The proof that you and I were made for the experience of the Sublime is the presence of the Holy Spirit in our lives. The experience of the Holy Spirit is the highest of the natural highs. Sometimes we experience the Sublime effects of the Holy Spirit in random and intermittent events. We also adapt rules of life and spiritual practices to help us access the always already Sublime presence of the Holy Spirit. It is so easy to get distracted from obviousness of the Holy Spirit that we can seek Sublime replacements in sports, work, the erotic, in pharmacology and many other kinds of escapist entertainments.
How and why can the Holy Spirit be known as the highest of all natural highs? I would call the Holy Spirit the ultimate regulator of the Sublime. And what do I mean? The experience of the Holy Spirit is the appropriate integration of the experiences of the Sublime into a holistic experience of life. How does this happen? It happens because of the Sublime effects of the Holy Spirit, called fruits of the Spirit: Love, Joy, Peace, Hope, Patience, Gentleness, Humility, Goodness, Self-Control and Faith. All of these effects contribute to the appropriate integration of all our experiences in life. So the Holy Spirit is the ability to let God take control of our lives and steer us to the appropriate integration of all of our life experiences, and to allow us the freedom to enjoy, experience pleasure, survive pain and loss and minister to each other without falling into addictive or harmful behaviors.
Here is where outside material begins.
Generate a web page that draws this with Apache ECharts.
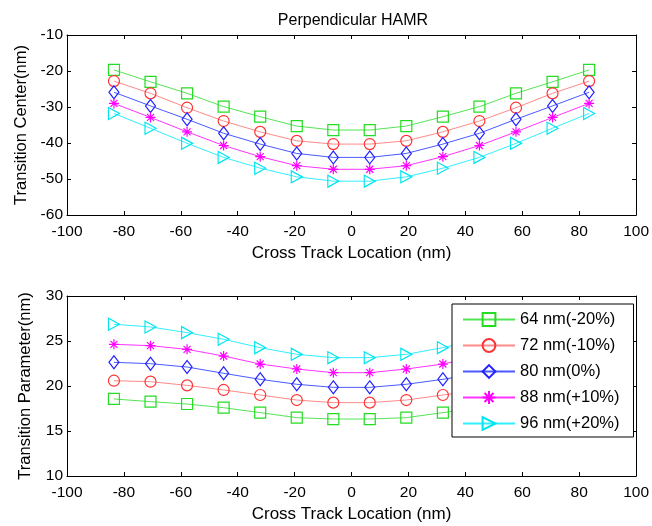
<!DOCTYPE html>
<html><head><meta charset="utf-8">
<script src="https://cdn.jsdelivr.net/npm/echarts@6/dist/echarts.min.js"></script>
<style>html,body{margin:0;padding:0;background:#fff}#c{width:652px;height:526px}</style>
</head><body><div id="c"></div>
<script>
const xs = [-83.5,-70.65,-57.8,-44.95,-32.1,-19.25,-6.4,6.4,19.25,32.1,44.95,57.8,70.65,83.5];
const names = ['64 nm(-20%)','72 nm(-10%)','80 nm(0%)','88 nm(+10%)','96 nm(+20%)'];
const center64 = [-19.7,-23.0,-26.2,-29.9,-32.7,-35.3,-36.4,-36.4,-35.3,-32.7,-29.9,-26.2,-23.0,-19.7];
const center72 = [-22.8,-26.2,-30.2,-33.9,-36.9,-39.4,-40.3,-40.3,-39.4,-36.9,-33.9,-30.2,-26.2,-22.8];
const center80 = [-25.9,-29.7,-33.4,-37.3,-40.3,-42.9,-44.0,-44.0,-42.9,-40.3,-37.3,-33.4,-29.7,-25.9];
const center88 = [-29.0,-32.9,-36.9,-40.7,-43.8,-46.3,-47.3,-47.3,-46.3,-43.8,-40.7,-36.9,-32.9,-29.0];
const center96 = [-31.8,-35.9,-40.1,-44.0,-47.0,-49.4,-50.6,-50.6,-49.4,-47.0,-44.0,-40.1,-35.9,-31.8];
const param64 = [18.56,18.26,18.0,17.59,17.04,16.48,16.33,16.33,16.48,17.04,17.59,18.0,18.26,18.56];
const param72 = [20.59,20.48,20.07,19.56,19.0,18.44,18.15,18.15,18.44,19.0,19.56,20.07,20.48,20.59];
const param80 = [22.63,22.48,22.11,21.41,20.74,20.19,19.85,19.85,20.19,20.74,21.41,22.11,22.48,22.63];
const param88 = [24.63,24.48,24.07,23.33,22.44,21.89,21.48,21.48,21.89,22.44,23.33,24.07,24.48,24.63];
const param96 = [26.86,26.56,25.93,25.19,24.26,23.52,23.15,23.15,23.52,24.26,25.19,25.93,26.56,26.86];

const colors = ['#22dd22','#ff3333','#2222ff','#ff00ff','#00e5ee'];
const lineColors = ['#55e455','#ff8a8a','#4a5aff','#ff33ff','#33eeff'];
const asterisk = 'path://M5,0L5,10M0,5L10,5M1.5,1.5L8.5,8.5M8.5,1.5L1.5,8.5';
const symbols = ['rect','circle','diamond',asterisk,'triangle'];
const symSizes = [11,11,[10,13],10,[12,11]];
const symRot = [0,0,0,0,-90];
const topData = [center64,center72,center80,center88,center96];
const botData = [param64,param72,param80,param88,param96];

const font = 'Liberation Sans, Arial, sans-serif';
function xAxes(gi){
  return [
    {type:'value',gridIndex:gi,min:-100,max:100,interval:20,
     axisLine:{show:true,onZero:false,lineStyle:{color:'#000',width:1}},
     axisTick:{inside:true,length:4,lineStyle:{color:'#000'}},
     axisLabel:{color:'#000',fontSize:15.5,fontFamily:font,margin:9},
     splitLine:{show:false},
     name:'Cross Track Location (nm)',nameLocation:'middle',nameGap:30,
     nameTextStyle:{color:'#000',fontSize:17,fontFamily:font}},
    {type:'value',gridIndex:gi,position:'top',min:-100,max:100,interval:20,
     axisLine:{show:true,onZero:false,lineStyle:{color:'#000'}},
     axisTick:{inside:true,length:4,lineStyle:{color:'#000'}},
     axisLabel:{show:false},splitLine:{show:false}}
  ];
}
function yAxes(gi,min,max,interval,name){
  return [
    {type:'value',gridIndex:gi,min:min,max:max,interval:interval,
     axisLine:{show:true,onZero:false,lineStyle:{color:'#000'}},
     axisTick:{inside:true,length:4,lineStyle:{color:'#000'}},
     axisLabel:{color:'#000',fontSize:15.5,fontFamily:font,margin:4},
     splitLine:{show:false},
     name:name,nameLocation:'middle',nameGap:33,
     nameTextStyle:{color:'#000',fontSize:16.5,fontFamily:font}},
    {type:'value',gridIndex:gi,position:'right',min:min,max:max,interval:interval,
     axisLine:{show:true,onZero:false,lineStyle:{color:'#000'}},
     axisTick:{inside:true,length:4,lineStyle:{color:'#000'}},
     axisLabel:{show:false},splitLine:{show:false}}
  ];
}
const series = [];
[topData,botData].forEach((set,gi)=>{
  set.forEach((vals,i)=>{
    series.push({
      type:'line',name:names[i],xAxisIndex:gi*2,yAxisIndex:gi*2,
      data:xs.map((x,k)=>[x,vals[k]]),
      symbol:symbols[i],symbolSize:symSizes[i],symbolRotate:symRot[i],
      showAllSymbol:true,
      lineStyle:{color:lineColors[i],width:1},
      itemStyle:{color:'rgba(255,255,255,0)',borderColor:colors[i],borderWidth:1.2},
      emphasis:{disabled:true},animation:false,z:2+i
    });
  });
});
const chart = echarts.init(document.getElementById('c'),null,{renderer:'canvas'});
chart.setOption({
  backgroundColor:'#fff',
  animation:false,
  title:{text:'Perpendicular HAMR',left:348,top:8,textAlign:'center',
    textStyle:{color:'#000',fontSize:16,fontWeight:'normal',fontFamily:font}},
  grid:[
    {left:67,right:15,top:35,height:180,show:false},
    {left:67,right:15,top:296,height:180,show:false}
  ],
  xAxis:[...xAxes(0),...xAxes(1)],
  yAxis:[...yAxes(0,-60,-10,10,'Transition Center(nm)'),...yAxes(1,10,30,5,'Transition Parameter(nm)')],
  legend:{
    data:names,
    orient:'vertical',left:452,top:304,
    padding:[7,14,5,10],itemGap:9,itemWidth:52,itemHeight:16,
    symbolRotate:'inherit',
    backgroundColor:'#fff',borderColor:'#000',borderWidth:1,
    textStyle:{color:'#000',fontSize:16.5,fontFamily:font},
    selectedMode:false,z:20
  },
  series:series
});
</script></body></html>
The Holy Spirit is the great regulator of the experiences of the Sublime. If we submit to the Holy Spirit, we can discover and affirm the multi-faceted appearances of the Sublime in our lives: In art, cinema, theater, comedy, in beautiful things, in environmental arrangements, in our home and in special places, in a quiet church, in music, in the company of friends, in love's embrace, in the discovery of something creative occurring within us, in being a beneficial presence to others, in Nature, with our pets, on the mountain, at the ocean, in a good meal, a good nights' sleep, in a fantastic dream, in shouting joyful alleluias, in meditative silence, in the liturgical event, in the Eucharistic event, in eye to eye gaze. The Sublime effects of any human experience can be blessed events and not addictive events, if we achieve the experience of the Holy Spirit as the great regulator of the Sublime.
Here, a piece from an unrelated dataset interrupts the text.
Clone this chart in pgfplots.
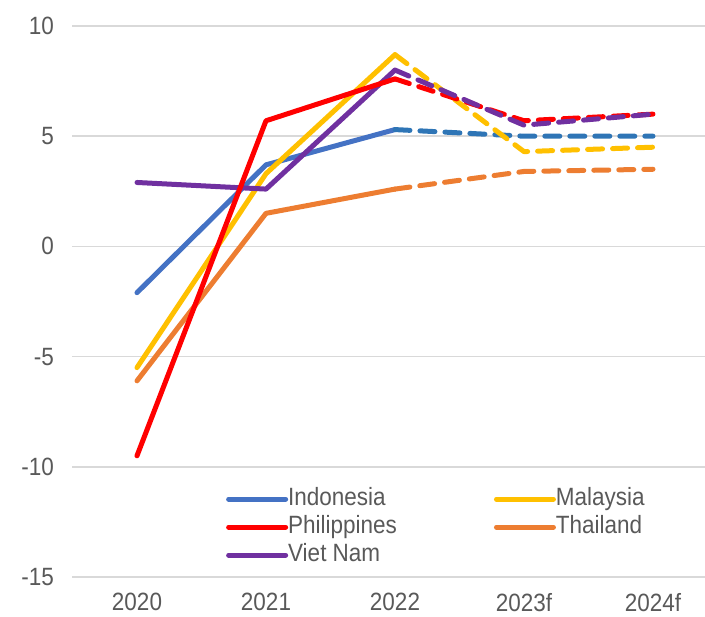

Today, we need to submit to the creative control of the Holy Spirit. You and I like to limit where we think the sublime effects of the Holy Spirit can occur. We can lock the Holy Spirit in our own limitations of our own religious groups, our own national and ethnic habits or own socio-economic educational groups. The Holy Spirit is truly universal. Each person's body has the limitation of physical location. We have blood types and different DNA. We have different color skin. We have different inward and outward orientations. And as we look far below the layer of our skin, we can arrive at the true universal of the world, the universe and of all life: we arrive at the universal and all inclusive Holy Spirit, who is the One regulator of all human differences.
As we celebrate this feast of Pentecost, this feast of the Holy Spirit of God, let us invite the Holy Spirit to be the creative regulator of our experiences of the Sublime.
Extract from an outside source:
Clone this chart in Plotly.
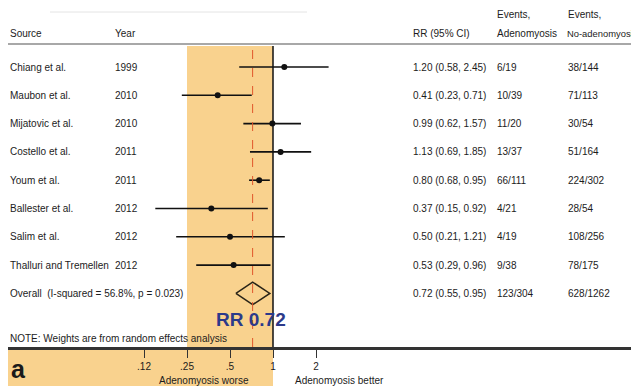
import math
import plotly.graph_objects as go

# ---------------- data ----------------
studies = ["Chiang et al.", "Maubon et al.", "Mijatovic et al.", "Costello et al.",
           "Youm et al.", "Ballester et al.", "Salim et al.", "Thalluri and Tremellen"]
years = ["1999", "2010", "2010", "2011", "2011", "2012", "2012", "2012"]
rr = [1.20, 0.41, 0.99, 1.13, 0.80, 0.37, 0.50, 0.53]
ci_low = [0.58, 0.23, 0.62, 0.69, 0.68, 0.15, 0.21, 0.29]
ci_high = [2.45, 0.71, 1.57, 1.85, 0.95, 0.92, 1.21, 0.96]
events_adeno = ["6/19", "10/39", "11/20", "13/37", "66/111", "4/21", "4/19", "9/38"]
events_no = ["38/144", "71/113", "30/54", "51/164", "224/302", "28/54", "108/256", "78/175"]

overall_label = "Overall  (I-squared = 56.8%, p = 0.023)"
overall_rr = 0.72
overall_low = 0.55
overall_high = 0.95
overall_adeno = "123/304"
overall_no = "628/1262"

tick_vals = [0.125, 0.25, 0.5, 1, 2]
tick_text = [".12", ".25", ".5", "1", "2"]
worse_band = [0.25, 1]

# ---------------- layout helpers ----------------
W, H = 639, 386          # window size
OX, OY = 8, 8            # page body margin offset
FW, FH = W - OX, H - OY  # figure size
PLOT_H = 347             # axis line position (window px)
FONT = "Liberation Sans, Arial, sans-serif"
TXT = "#1c1c1c"
ORANGE = "#f9d28e"

ONE_PX = 273             # window x of RR = 1
DEC = 43 / math.log10(2)  # px per decade
ROW0, ROWH = 67, 28.3


def px(x):
    return (x - OX) / FW


def py(y):
    return (PLOT_H - y) / (PLOT_H - OY)


n = len(studies)
rows = list(range(n))
overall_row = n

fig = go.Figure()

# CI lines
xs, ys = [], []
for i in rows:
    xs += [ci_low[i], ci_high[i], None]
    ys += [i, i, None]
fig.add_trace(go.Scatter(x=xs, y=ys, mode="lines",
                         line=dict(color="#111111", width=1.6),
                         hoverinfo="skip", showlegend=False))
# point estimates
fig.add_trace(go.Scatter(x=rr, y=rows, mode="markers",
                         marker=dict(color="#111111", size=6, symbol="circle"),
                         showlegend=False))
# overall diamond
h = 0.40
fig.add_trace(go.Scatter(
    x=[overall_low, overall_rr, overall_high, overall_rr, overall_low],
    y=[overall_row, overall_row - h, overall_row, overall_row + h, overall_row],
    mode="lines", line=dict(color="#2a2418", width=1.5),
    showlegend=False, hoverinfo="skip"))

shapes = []
shapes.append(dict(type="rect", xref="x", yref="paper", x0=worse_band[0], x1=worse_band[1],
                   y0=0, y1=py(46), fillcolor=ORANGE, line=dict(width=0), layer="below"))
shapes.append(dict(type="rect", xref="x", yref="paper", x0=0.001, x1=worse_band[1],
                   y0=py(H), y1=0, fillcolor=ORANGE, line=dict(width=0), layer="below"))
shapes.append(dict(type="line", xref="x", yref="paper", x0=1, x1=1,
                   y0=0, y1=py(46), line=dict(color="#111111", width=1.5)))
shapes.append(dict(type="line", xref="x", yref="paper", x0=overall_rr, x1=overall_rr,
                   y0=0, y1=py(46), line=dict(color="#e0572b", width=1, dash="dash")))
shapes.append(dict(type="line", xref="paper", yref="paper", x0=0, x1=1,
                   y0=py(44), y1=py(44), line=dict(color="#a8a8a8", width=2)))
shapes.append(dict(type="line", xref="paper", yref="paper", x0=px(50), x1=px(307),
                   y0=py(12), y1=py(12), line=dict(color="#e4e4e4", width=1)))

ann = []


def text(x, y, s, size=10, yref="paper", **kw):
    d = dict(x=x, y=y, xref="paper", yref=yref, text=s, showarrow=False,
             xanchor=kw.pop("xanchor", "left"), yanchor=kw.pop("yanchor", "middle"),
             font=dict(family=FONT, size=size, color=kw.pop("color", TXT)))
    d.update(kw)
    ann.append(d)


text(px(8), py(33), "Source")
text(px(113), py(33), "Year")
text(px(411), py(33), "RR (95% CI)")
text(px(495), py(15), "Events,")
text(px(495), py(33), "Adenomyosis")
text(px(566), py(15), "Events,")
text(px(565), py(33), "No-adenomyosis", size=9.4)

for i in rows:
    text(px(8), i, studies[i], yref="y")
    text(px(113), i, years[i], yref="y")
    text(px(411), i, f"{rr[i]:.2f} ({ci_low[i]:.2f}, {ci_high[i]:.2f})", yref="y")
    text(px(495), i, events_adeno[i], yref="y")
    text(px(566), i, events_no[i], yref="y")

text(px(8), overall_row, overall_label, yref="y")
text(px(411), overall_row, f"{overall_rr:.2f} ({overall_low:.2f}, {overall_high:.2f})", yref="y")
text(px(495), overall_row, overall_adeno, yref="y")
text(px(566), overall_row, overall_no, yref="y")

text(px(8), py(338), "NOTE: Weights are from random effects analysis")
text(px(251), py(319), f"<b>RR {overall_rr:.2f}</b>", size=19, color="#2c3a8a",
     xanchor="center")
text(px(204), py(380), "Adenomyosis worse", xanchor="center")
text(px(293), py(380), "Adenomyosis better")
text(px(9), py(369), "<b>a</b>", size=25, color="#1a1a1a")

fig.update_layout(
    width=FW, height=FH,
    margin=dict(l=0, r=0, t=0, b=H - PLOT_H, pad=0),
    paper_bgcolor="white", plot_bgcolor="rgba(0,0,0,0)",
    shapes=shapes, annotations=ann, showlegend=False,
    font=dict(family=FONT, size=10, color=TXT),
)
fig.update_xaxes(type="log", range=[(OX - ONE_PX) / DEC, (W - ONE_PX) / DEC],
                 tickvals=tick_vals, ticktext=tick_text,
                 showgrid=False, zeroline=False, showline=True, linecolor="#333333",
                 linewidth=2.5, ticks="outside", ticklen=8, tickwidth=1, tickcolor="#333333",
                 tickfont=dict(family=FONT, size=10, color=TXT))
fig.update_yaxes(range=[(PLOT_H - ROW0) / ROWH, (OY - ROW0) / ROWH], visible=False,
                 showgrid=False, zeroline=False)

fig.write_html("out.html")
Today, I wish for each of us many of the most delicious experiences of the Sublime, not of the addictive kind, but the ones that come because our lives have been to be regulated by the Holy Spirit who gives us in all experience, the experience of love, joy, peace, hope, gentleness, humility, patience, self control and faith. With the Holy Spirit as our creative regulator, we can experience a wide variety of the Sublime to keep us surprisingly joyful and always with the ecstatic alleluia in our mouths. Alleluia. Alleluia. Amen.